Beberapa menteri dari Presiden Joko Widodo (Jokowi) yang saling sindir di media sosial menandakan mantan Wali Kota Solo itu tidak dianggap sebagai Presiden.
“Kalau saling sindir menandakan menteri sudah tak menganggap Jokowi sebagai Presiden. Kalau menteri sudah tidak menganggap, apalagi rakyatnya,” kata pengamat politik Sahirul Alem kepada suaranasional, Kamis (3/3).
Menurut Alem, saat ini Jokowi selalu ingin dianggap dekat dengan rakyat di mana turun di tengah jalan dan menyalami secara langsung warga di suatu daerah. “Setelah itu, media-media pendukung Jokowi memberitakan Jokowi dikerubuti rakyat, padahal itu hanya semua belaka,” ungkap Alem.
Kata Alem, beberapa menteri yang tidak kompak menandakan Presiden Jokowi bukan orang yang tegas dan berani sebagaimana pengakuannya di hadapan kader PDIP saat Rakernas. “Kalau orang ngomong bahwa dirinya berani itu menandakan penakut. Orang berani itu tidak diomongkan, tetapi bawahannya takut sendiri,” ujar Alem.
Alem mengatakan, beberapa menteri yang diganti tidak akan mengubah bentuk kepemimpinan Jokowi yang lemah. “Walaupun Rizal Ramli ataupun Sudirman Said diganti, nantinya beberapa menteri akan saling berpolemik. Masalahnya bukan pada menteri tetapi Presidennya,” papar Alem.
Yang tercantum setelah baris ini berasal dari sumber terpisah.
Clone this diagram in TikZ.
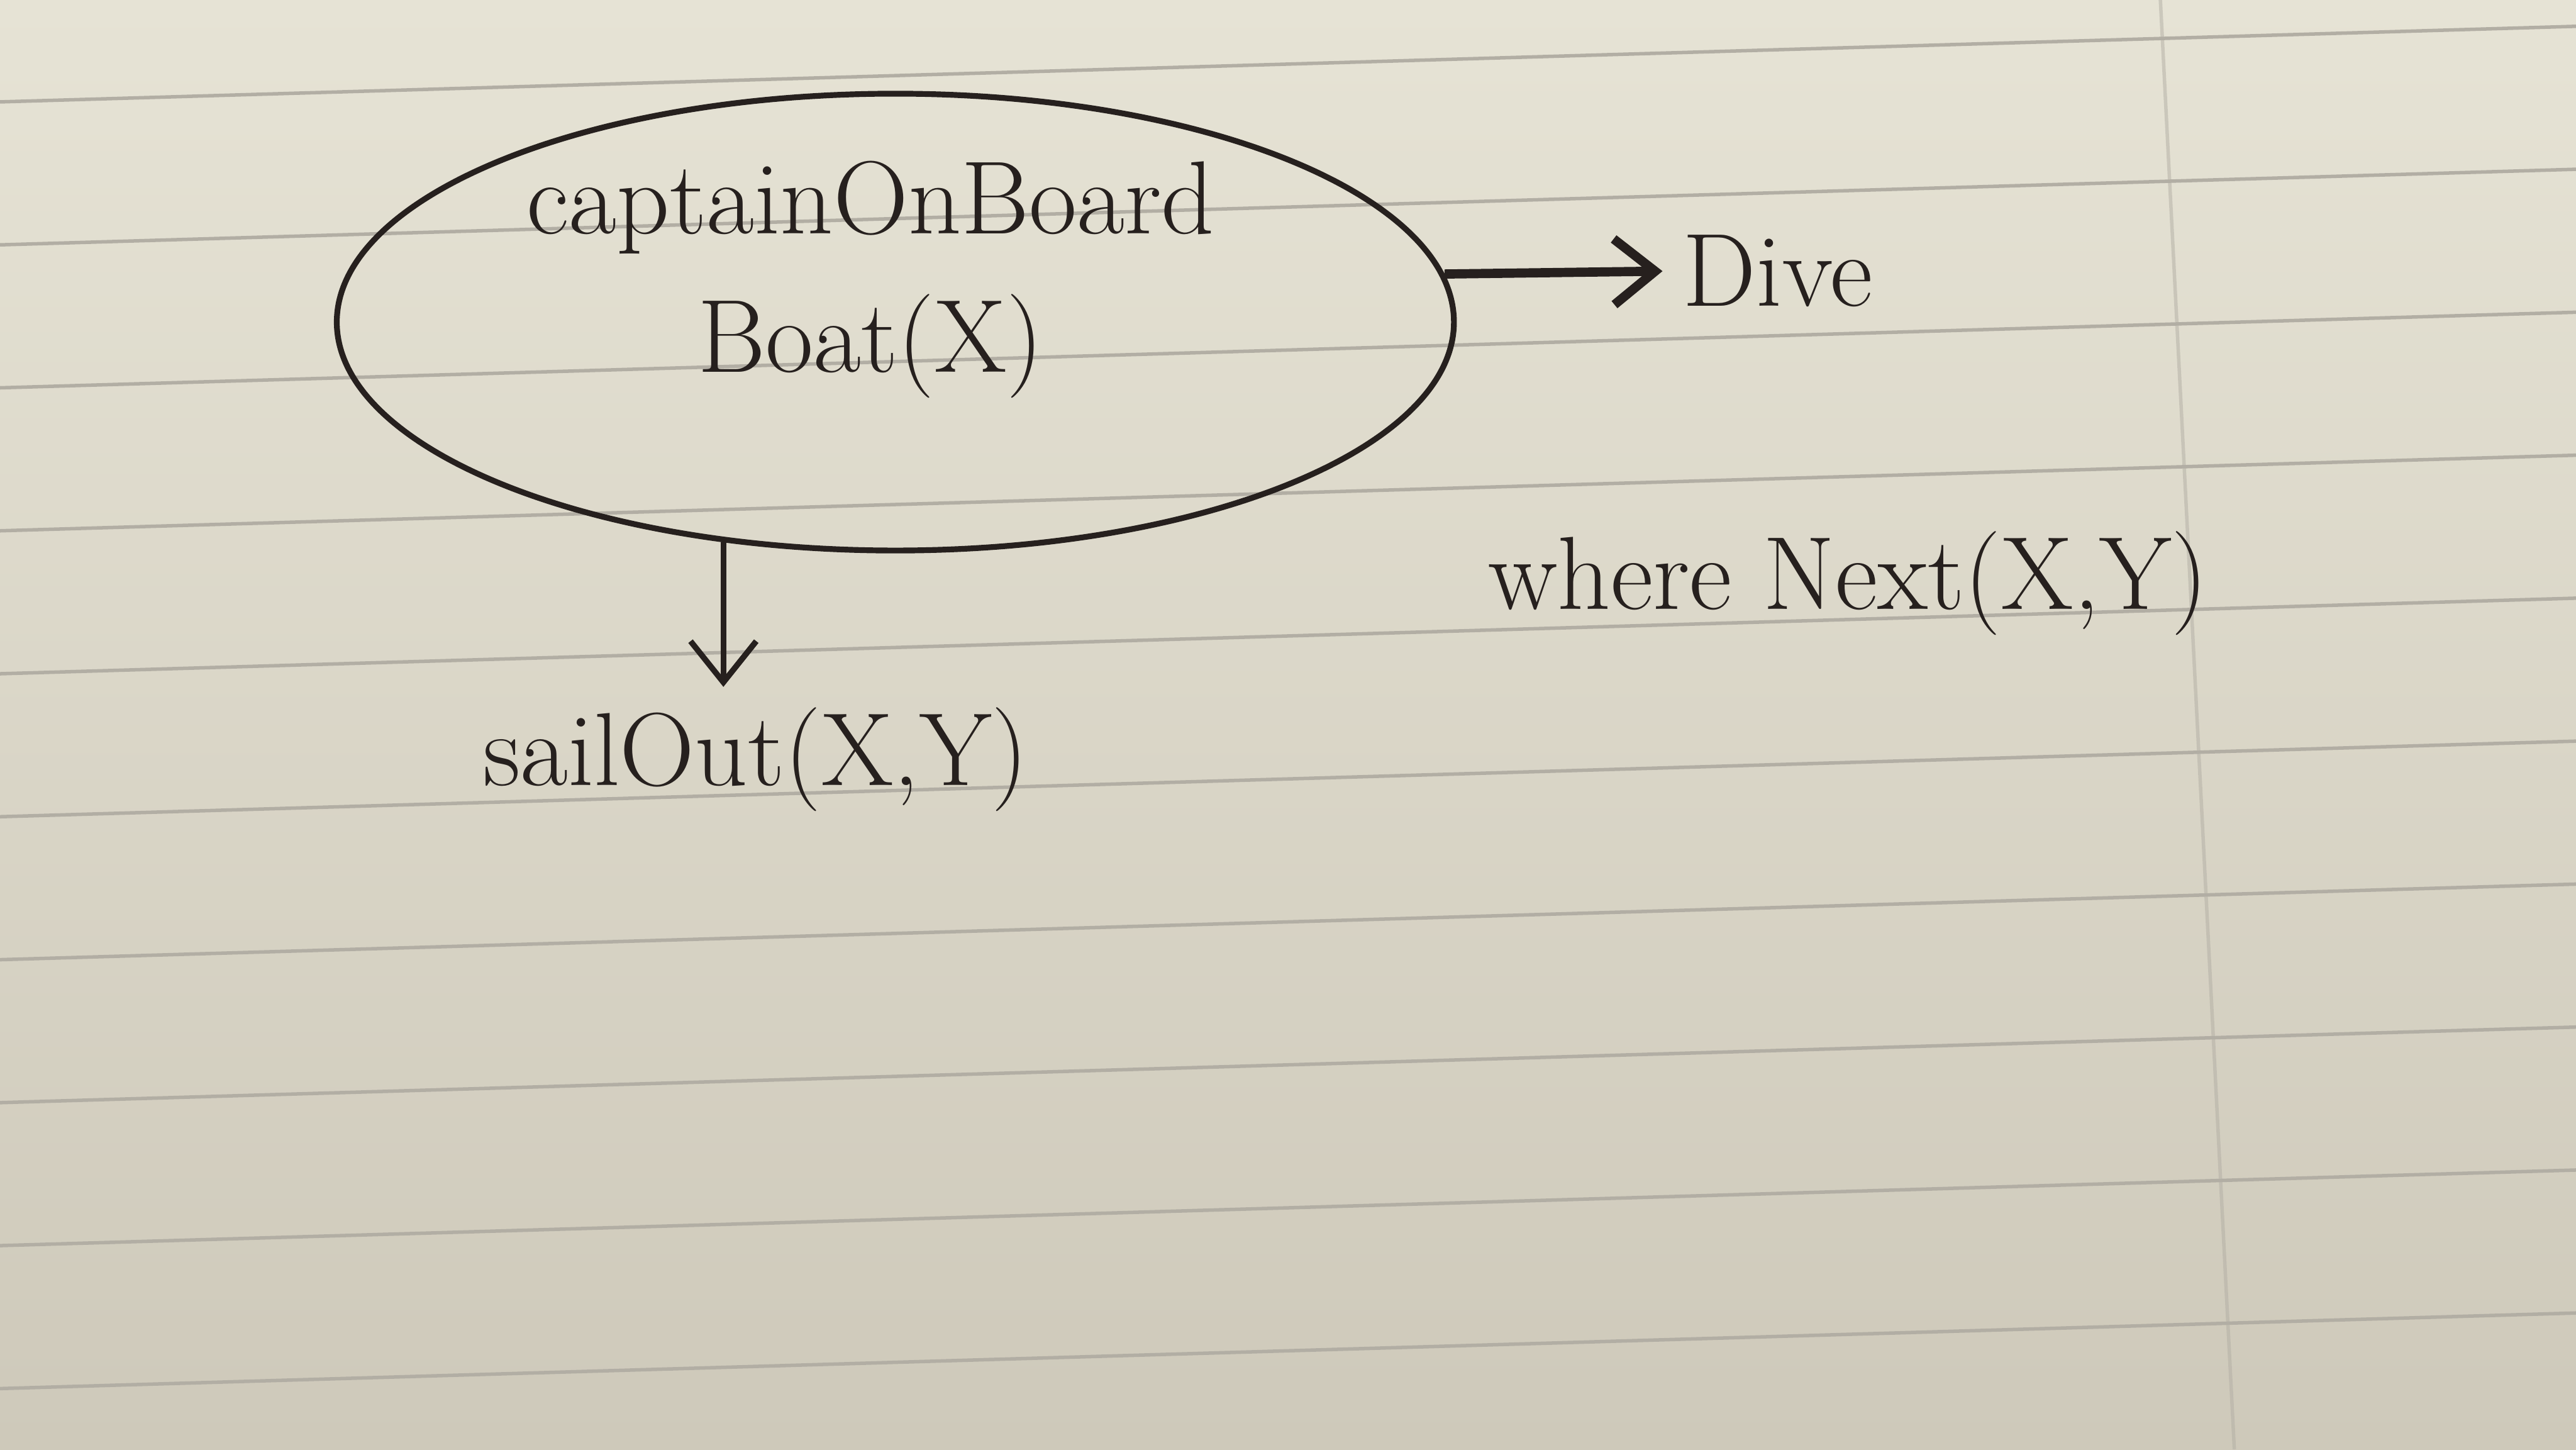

Sebelumnya, Presiden Jokowi prihatin melihat para pembantunya kerap saling serang. Apalagi, silang kata di antara mereka tak jarang melebar sampai ke ranah publik.
“Presiden tidak happy,” kata Juru Bicara Presiden Johan Budi di Kantor Staf Kepresidenan, Jalan Veteran, Jakarta, Rabu (2/3/2016).
Menurut Johan, Presiden acap kali mengingatkan para menteri menghindari perang kata-kata di media sosial. Presiden mau perdebatan sesama menteri hanya terjadi di forum terbatas.
“Perdebatan itu hanya ada di ruang rapat terbatas atau rapat kabinet dan ini sudah pernah disampaikan presiden dengan bahasa jangan gaduh di luar,” jelas dia.